DIRECTIONS FOR THIS TASK » Repeat the records below exactly, leaving out any pictures.

# start of DATA TO PROCESS

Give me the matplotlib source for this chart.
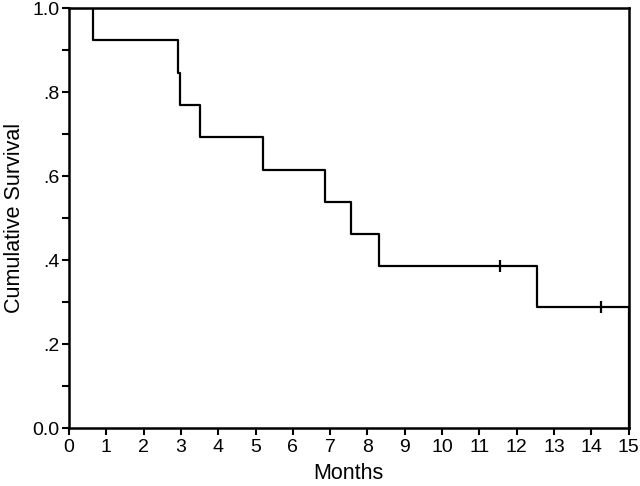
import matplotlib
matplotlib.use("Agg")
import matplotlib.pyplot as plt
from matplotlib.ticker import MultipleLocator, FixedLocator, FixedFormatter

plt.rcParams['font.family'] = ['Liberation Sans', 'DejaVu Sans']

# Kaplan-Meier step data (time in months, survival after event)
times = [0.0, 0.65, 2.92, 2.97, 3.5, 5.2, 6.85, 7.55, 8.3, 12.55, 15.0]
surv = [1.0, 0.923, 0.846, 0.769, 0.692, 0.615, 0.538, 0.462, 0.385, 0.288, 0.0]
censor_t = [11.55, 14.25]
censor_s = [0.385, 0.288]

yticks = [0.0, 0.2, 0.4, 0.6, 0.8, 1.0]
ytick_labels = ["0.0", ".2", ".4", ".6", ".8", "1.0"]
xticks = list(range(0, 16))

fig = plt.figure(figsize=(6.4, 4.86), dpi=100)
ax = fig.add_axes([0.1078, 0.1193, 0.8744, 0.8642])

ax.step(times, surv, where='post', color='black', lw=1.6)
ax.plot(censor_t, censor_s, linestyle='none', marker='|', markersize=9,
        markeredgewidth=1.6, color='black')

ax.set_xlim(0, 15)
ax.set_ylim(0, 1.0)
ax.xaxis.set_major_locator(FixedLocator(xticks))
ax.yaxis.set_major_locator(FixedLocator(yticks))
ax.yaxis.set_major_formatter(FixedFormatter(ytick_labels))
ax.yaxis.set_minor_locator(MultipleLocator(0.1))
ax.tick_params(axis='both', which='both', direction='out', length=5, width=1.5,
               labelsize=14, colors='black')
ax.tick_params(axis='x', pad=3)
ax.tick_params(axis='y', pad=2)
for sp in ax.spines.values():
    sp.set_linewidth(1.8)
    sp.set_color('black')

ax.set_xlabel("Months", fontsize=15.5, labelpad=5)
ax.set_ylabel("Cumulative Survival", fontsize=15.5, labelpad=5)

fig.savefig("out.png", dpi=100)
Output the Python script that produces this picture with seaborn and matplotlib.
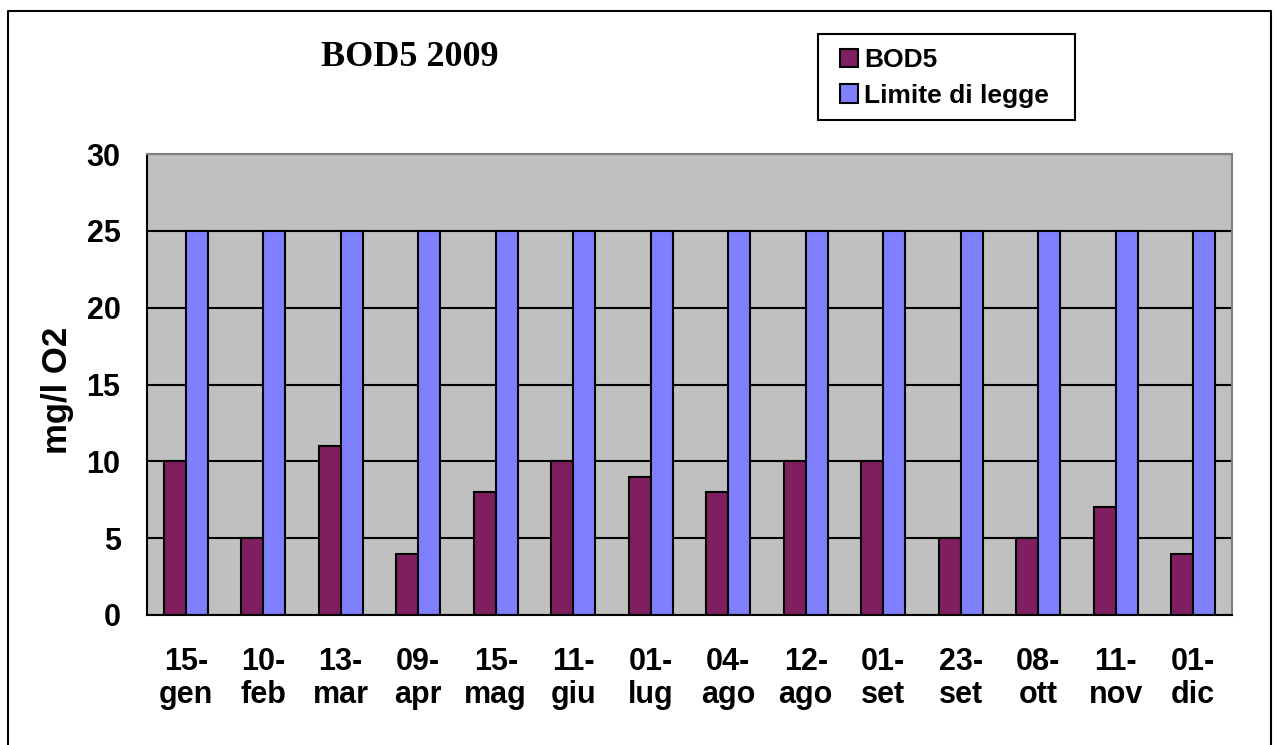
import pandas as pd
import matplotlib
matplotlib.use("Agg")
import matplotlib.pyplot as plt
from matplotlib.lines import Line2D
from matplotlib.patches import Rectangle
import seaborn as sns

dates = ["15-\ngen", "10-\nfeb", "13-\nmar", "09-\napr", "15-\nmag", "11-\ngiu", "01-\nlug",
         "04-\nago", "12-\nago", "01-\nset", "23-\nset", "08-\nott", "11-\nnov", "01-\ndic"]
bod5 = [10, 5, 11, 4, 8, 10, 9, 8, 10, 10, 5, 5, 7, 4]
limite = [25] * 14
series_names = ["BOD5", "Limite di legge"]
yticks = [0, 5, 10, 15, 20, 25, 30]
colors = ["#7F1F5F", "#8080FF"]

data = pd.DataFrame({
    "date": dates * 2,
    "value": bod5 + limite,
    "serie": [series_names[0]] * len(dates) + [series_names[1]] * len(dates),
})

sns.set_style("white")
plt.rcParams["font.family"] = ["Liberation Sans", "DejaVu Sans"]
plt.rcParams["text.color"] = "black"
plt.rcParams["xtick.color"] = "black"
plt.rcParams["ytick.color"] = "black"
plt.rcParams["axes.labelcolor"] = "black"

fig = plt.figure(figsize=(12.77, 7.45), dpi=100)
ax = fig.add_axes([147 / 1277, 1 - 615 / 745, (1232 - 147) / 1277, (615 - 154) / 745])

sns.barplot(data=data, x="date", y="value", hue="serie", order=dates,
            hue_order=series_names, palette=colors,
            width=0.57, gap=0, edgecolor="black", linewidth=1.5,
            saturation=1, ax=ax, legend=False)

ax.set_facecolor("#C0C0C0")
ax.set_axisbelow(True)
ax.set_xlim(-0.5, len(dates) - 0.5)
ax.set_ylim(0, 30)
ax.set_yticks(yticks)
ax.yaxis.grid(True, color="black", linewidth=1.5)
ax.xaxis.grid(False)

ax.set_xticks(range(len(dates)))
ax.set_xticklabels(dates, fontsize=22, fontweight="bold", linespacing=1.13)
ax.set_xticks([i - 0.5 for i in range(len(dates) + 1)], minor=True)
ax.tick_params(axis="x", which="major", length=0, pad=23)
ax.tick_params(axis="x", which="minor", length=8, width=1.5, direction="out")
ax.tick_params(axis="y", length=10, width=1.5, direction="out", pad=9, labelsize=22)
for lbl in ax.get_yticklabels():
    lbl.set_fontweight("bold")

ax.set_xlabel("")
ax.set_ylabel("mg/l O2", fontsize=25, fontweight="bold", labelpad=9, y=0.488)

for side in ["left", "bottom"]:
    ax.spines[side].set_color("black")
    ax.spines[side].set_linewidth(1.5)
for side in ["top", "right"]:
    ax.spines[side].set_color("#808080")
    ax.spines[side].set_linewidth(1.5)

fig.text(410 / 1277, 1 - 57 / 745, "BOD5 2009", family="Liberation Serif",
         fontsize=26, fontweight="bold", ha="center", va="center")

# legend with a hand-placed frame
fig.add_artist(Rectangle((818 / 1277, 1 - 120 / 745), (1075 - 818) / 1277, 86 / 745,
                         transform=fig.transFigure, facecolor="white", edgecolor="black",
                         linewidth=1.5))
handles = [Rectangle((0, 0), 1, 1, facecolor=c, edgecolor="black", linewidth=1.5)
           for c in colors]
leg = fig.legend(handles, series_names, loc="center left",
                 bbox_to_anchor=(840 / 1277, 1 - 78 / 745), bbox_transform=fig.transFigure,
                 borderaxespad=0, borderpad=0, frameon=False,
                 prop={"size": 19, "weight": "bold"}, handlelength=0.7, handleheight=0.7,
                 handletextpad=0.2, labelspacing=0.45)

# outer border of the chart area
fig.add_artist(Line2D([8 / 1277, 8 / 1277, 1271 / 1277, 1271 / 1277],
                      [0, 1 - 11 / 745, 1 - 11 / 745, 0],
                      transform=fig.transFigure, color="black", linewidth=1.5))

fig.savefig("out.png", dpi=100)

# end of DATA TO PROCESS

SOLUTION TO THIS EXERCISE »
Give me the matplotlib source for this chart.
import matplotlib
matplotlib.use("Agg")
import matplotlib.pyplot as plt
from matplotlib.ticker import MultipleLocator, FixedLocator, FixedFormatter

plt.rcParams['font.family'] = ['Liberation Sans', 'DejaVu Sans']

# Kaplan-Meier step data (time in months, survival after event)
times = [0.0, 0.65, 2.92, 2.97, 3.5, 5.2, 6.85, 7.55, 8.3, 12.55, 15.0]
surv = [1.0, 0.923, 0.846, 0.769, 0.692, 0.615, 0.538, 0.462, 0.385, 0.288, 0.0]
censor_t = [11.55, 14.25]
censor_s = [0.385, 0.288]

yticks = [0.0, 0.2, 0.4, 0.6, 0.8, 1.0]
ytick_labels = ["0.0", ".2", ".4", ".6", ".8", "1.0"]
xticks = list(range(0, 16))

fig = plt.figure(figsize=(6.4, 4.86), dpi=100)
ax = fig.add_axes([0.1078, 0.1193, 0.8744, 0.8642])

ax.step(times, surv, where='post', color='black', lw=1.6)
ax.plot(censor_t, censor_s, linestyle='none', marker='|', markersize=9,
        markeredgewidth=1.6, color='black')

ax.set_xlim(0, 15)
ax.set_ylim(0, 1.0)
ax.xaxis.set_major_locator(FixedLocator(xticks))
ax.yaxis.set_major_locator(FixedLocator(yticks))
ax.yaxis.set_major_formatter(FixedFormatter(ytick_labels))
ax.yaxis.set_minor_locator(MultipleLocator(0.1))
ax.tick_params(axis='both', which='both', direction='out', length=5, width=1.5,
               labelsize=14, colors='black')
ax.tick_params(axis='x', pad=3)
ax.tick_params(axis='y', pad=2)
for sp in ax.spines.values():
    sp.set_linewidth(1.8)
    sp.set_color('black')

ax.set_xlabel("Months", fontsize=15.5, labelpad=5)
ax.set_ylabel("Cumulative Survival", fontsize=15.5, labelpad=5)

fig.savefig("out.png", dpi=100)
Output the Python script that produces this picture with seaborn and matplotlib.
import pandas as pd
import matplotlib
matplotlib.use("Agg")
import matplotlib.pyplot as plt
from matplotlib.lines import Line2D
from matplotlib.patches import Rectangle
import seaborn as sns

dates = ["15-\ngen", "10-\nfeb", "13-\nmar", "09-\napr", "15-\nmag", "11-\ngiu", "01-\nlug",
         "04-\nago", "12-\nago", "01-\nset", "23-\nset", "08-\nott", "11-\nnov", "01-\ndic"]
bod5 = [10, 5, 11, 4, 8, 10, 9, 8, 10, 10, 5, 5, 7, 4]
limite = [25] * 14
series_names = ["BOD5", "Limite di legge"]
yticks = [0, 5, 10, 15, 20, 25, 30]
colors = ["#7F1F5F", "#8080FF"]

data = pd.DataFrame({
    "date": dates * 2,
    "value": bod5 + limite,
    "serie": [series_names[0]] * len(dates) + [series_names[1]] * len(dates),
})

sns.set_style("white")
plt.rcParams["font.family"] = ["Liberation Sans", "DejaVu Sans"]
plt.rcParams["text.color"] = "black"
plt.rcParams["xtick.color"] = "black"
plt.rcParams["ytick.color"] = "black"
plt.rcParams["axes.labelcolor"] = "black"

fig = plt.figure(figsize=(12.77, 7.45), dpi=100)
ax = fig.add_axes([147 / 1277, 1 - 615 / 745, (1232 - 147) / 1277, (615 - 154) / 745])

sns.barplot(data=data, x="date", y="value", hue="serie", order=dates,
            hue_order=series_names, palette=colors,
            width=0.57, gap=0, edgecolor="black", linewidth=1.5,
            saturation=1, ax=ax, legend=False)

ax.set_facecolor("#C0C0C0")
ax.set_axisbelow(True)
ax.set_xlim(-0.5, len(dates) - 0.5)
ax.set_ylim(0, 30)
ax.set_yticks(yticks)
ax.yaxis.grid(True, color="black", linewidth=1.5)
ax.xaxis.grid(False)

ax.set_xticks(range(len(dates)))
ax.set_xticklabels(dates, fontsize=22, fontweight="bold", linespacing=1.13)
ax.set_xticks([i - 0.5 for i in range(len(dates) + 1)], minor=True)
ax.tick_params(axis="x", which="major", length=0, pad=23)
ax.tick_params(axis="x", which="minor", length=8, width=1.5, direction="out")
ax.tick_params(axis="y", length=10, width=1.5, direction="out", pad=9, labelsize=22)
for lbl in ax.get_yticklabels():
    lbl.set_fontweight("bold")

ax.set_xlabel("")
ax.set_ylabel("mg/l O2", fontsize=25, fontweight="bold", labelpad=9, y=0.488)

for side in ["left", "bottom"]:
    ax.spines[side].set_color("black")
    ax.spines[side].set_linewidth(1.5)
for side in ["top", "right"]:
    ax.spines[side].set_color("#808080")
    ax.spines[side].set_linewidth(1.5)

fig.text(410 / 1277, 1 - 57 / 745, "BOD5 2009", family="Liberation Serif",
         fontsize=26, fontweight="bold", ha="center", va="center")

# legend with a hand-placed frame
fig.add_artist(Rectangle((818 / 1277, 1 - 120 / 745), (1075 - 818) / 1277, 86 / 745,
                         transform=fig.transFigure, facecolor="white", edgecolor="black",
                         linewidth=1.5))
handles = [Rectangle((0, 0), 1, 1, facecolor=c, edgecolor="black", linewidth=1.5)
           for c in colors]
leg = fig.legend(handles, series_names, loc="center left",
                 bbox_to_anchor=(840 / 1277, 1 - 78 / 745), bbox_transform=fig.transFigure,
                 borderaxespad=0, borderpad=0, frameon=False,
                 prop={"size": 19, "weight": "bold"}, handlelength=0.7, handleheight=0.7,
                 handletextpad=0.2, labelspacing=0.45)

# outer border of the chart area
fig.add_artist(Line2D([8 / 1277, 8 / 1277, 1271 / 1277, 1271 / 1277],
                      [0, 1 - 11 / 745, 1 - 11 / 745, 0],
                      transform=fig.transFigure, color="black", linewidth=1.5))

fig.savefig("out.png", dpi=100)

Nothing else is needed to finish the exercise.